>> START
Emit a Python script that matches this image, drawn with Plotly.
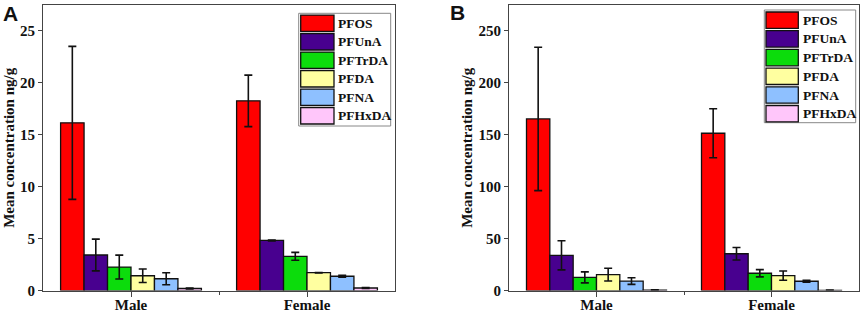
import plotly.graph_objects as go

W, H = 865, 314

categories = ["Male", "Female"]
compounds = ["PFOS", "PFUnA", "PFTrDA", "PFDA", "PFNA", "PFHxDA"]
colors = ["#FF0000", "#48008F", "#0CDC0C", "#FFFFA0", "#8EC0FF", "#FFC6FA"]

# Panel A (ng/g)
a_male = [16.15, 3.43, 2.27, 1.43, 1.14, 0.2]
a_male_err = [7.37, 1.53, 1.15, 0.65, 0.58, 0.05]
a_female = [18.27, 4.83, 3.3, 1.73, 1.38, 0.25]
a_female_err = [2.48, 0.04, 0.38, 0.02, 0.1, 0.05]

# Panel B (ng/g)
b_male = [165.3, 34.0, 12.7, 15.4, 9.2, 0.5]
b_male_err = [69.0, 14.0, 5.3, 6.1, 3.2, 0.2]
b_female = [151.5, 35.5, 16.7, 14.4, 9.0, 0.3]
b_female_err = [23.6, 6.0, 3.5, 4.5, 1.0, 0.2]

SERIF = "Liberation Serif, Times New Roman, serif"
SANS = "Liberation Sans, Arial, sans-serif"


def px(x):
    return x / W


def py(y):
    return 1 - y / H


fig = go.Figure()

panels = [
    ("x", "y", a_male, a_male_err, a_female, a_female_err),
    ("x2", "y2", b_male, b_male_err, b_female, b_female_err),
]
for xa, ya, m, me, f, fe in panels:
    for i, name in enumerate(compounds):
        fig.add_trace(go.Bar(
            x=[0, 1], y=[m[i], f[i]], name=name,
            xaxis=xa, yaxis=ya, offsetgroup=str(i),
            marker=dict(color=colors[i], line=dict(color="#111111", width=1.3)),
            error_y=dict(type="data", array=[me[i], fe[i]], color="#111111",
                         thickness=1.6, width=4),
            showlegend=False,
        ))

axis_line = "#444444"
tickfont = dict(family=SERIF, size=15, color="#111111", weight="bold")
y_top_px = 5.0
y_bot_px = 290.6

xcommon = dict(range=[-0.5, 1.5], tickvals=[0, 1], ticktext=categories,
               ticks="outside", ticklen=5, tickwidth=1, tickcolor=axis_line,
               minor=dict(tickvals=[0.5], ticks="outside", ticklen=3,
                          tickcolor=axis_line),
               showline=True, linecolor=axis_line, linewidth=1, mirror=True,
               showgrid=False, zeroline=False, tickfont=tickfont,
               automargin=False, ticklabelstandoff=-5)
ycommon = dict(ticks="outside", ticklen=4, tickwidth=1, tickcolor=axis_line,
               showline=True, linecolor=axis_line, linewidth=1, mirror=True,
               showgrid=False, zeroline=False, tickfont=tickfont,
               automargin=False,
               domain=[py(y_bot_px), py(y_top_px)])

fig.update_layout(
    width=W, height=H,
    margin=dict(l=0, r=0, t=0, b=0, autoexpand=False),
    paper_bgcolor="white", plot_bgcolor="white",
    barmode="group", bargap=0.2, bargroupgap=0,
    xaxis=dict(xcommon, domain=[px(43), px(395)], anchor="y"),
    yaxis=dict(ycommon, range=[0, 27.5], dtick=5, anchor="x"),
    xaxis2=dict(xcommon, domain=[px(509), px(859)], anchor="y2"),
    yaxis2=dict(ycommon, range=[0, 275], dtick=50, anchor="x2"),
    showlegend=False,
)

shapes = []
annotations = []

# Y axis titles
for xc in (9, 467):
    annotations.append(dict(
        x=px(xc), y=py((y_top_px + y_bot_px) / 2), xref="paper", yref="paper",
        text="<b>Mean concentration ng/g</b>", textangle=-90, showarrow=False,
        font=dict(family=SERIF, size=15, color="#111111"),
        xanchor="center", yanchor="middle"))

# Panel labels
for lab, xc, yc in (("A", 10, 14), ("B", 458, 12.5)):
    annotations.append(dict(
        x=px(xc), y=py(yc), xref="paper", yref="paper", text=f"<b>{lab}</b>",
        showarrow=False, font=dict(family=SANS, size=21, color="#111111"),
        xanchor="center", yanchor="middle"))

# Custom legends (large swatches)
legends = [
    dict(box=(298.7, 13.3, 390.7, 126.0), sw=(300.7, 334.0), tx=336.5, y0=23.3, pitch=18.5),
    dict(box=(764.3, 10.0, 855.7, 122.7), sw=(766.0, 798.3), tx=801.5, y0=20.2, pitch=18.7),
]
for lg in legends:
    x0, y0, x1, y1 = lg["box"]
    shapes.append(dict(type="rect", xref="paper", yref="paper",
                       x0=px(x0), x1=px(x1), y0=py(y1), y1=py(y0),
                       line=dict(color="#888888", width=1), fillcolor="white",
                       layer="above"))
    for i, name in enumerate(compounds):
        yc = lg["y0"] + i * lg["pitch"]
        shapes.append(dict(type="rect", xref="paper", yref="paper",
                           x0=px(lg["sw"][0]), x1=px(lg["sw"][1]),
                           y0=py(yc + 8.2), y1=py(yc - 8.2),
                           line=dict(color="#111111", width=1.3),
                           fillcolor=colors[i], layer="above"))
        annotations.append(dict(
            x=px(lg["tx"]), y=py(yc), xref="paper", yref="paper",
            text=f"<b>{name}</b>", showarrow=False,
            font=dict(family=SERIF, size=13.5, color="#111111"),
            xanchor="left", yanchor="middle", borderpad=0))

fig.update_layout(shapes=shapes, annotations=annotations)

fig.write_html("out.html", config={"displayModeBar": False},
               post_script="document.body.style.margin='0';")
>> END
» WHAT YOU WILL DO
Quote, exactly and only, the lines from the first line of the data above through the line containing "a_female_err = [2.48, 0.04, 0.38, 0.02, 0.1, 0.05]". The pictures do not belong in it.

» WORKED SOLUTION
Emit a Python script that matches this image, drawn with Plotly.
import plotly.graph_objects as go

W, H = 865, 314

categories = ["Male", "Female"]
compounds = ["PFOS", "PFUnA", "PFTrDA", "PFDA", "PFNA", "PFHxDA"]
colors = ["#FF0000", "#48008F", "#0CDC0C", "#FFFFA0", "#8EC0FF", "#FFC6FA"]

# Panel A (ng/g)
a_male = [16.15, 3.43, 2.27, 1.43, 1.14, 0.2]
a_male_err = [7.37, 1.53, 1.15, 0.65, 0.58, 0.05]
a_female = [18.27, 4.83, 3.3, 1.73, 1.38, 0.25]
a_female_err = [2.48, 0.04, 0.38, 0.02, 0.1, 0.05]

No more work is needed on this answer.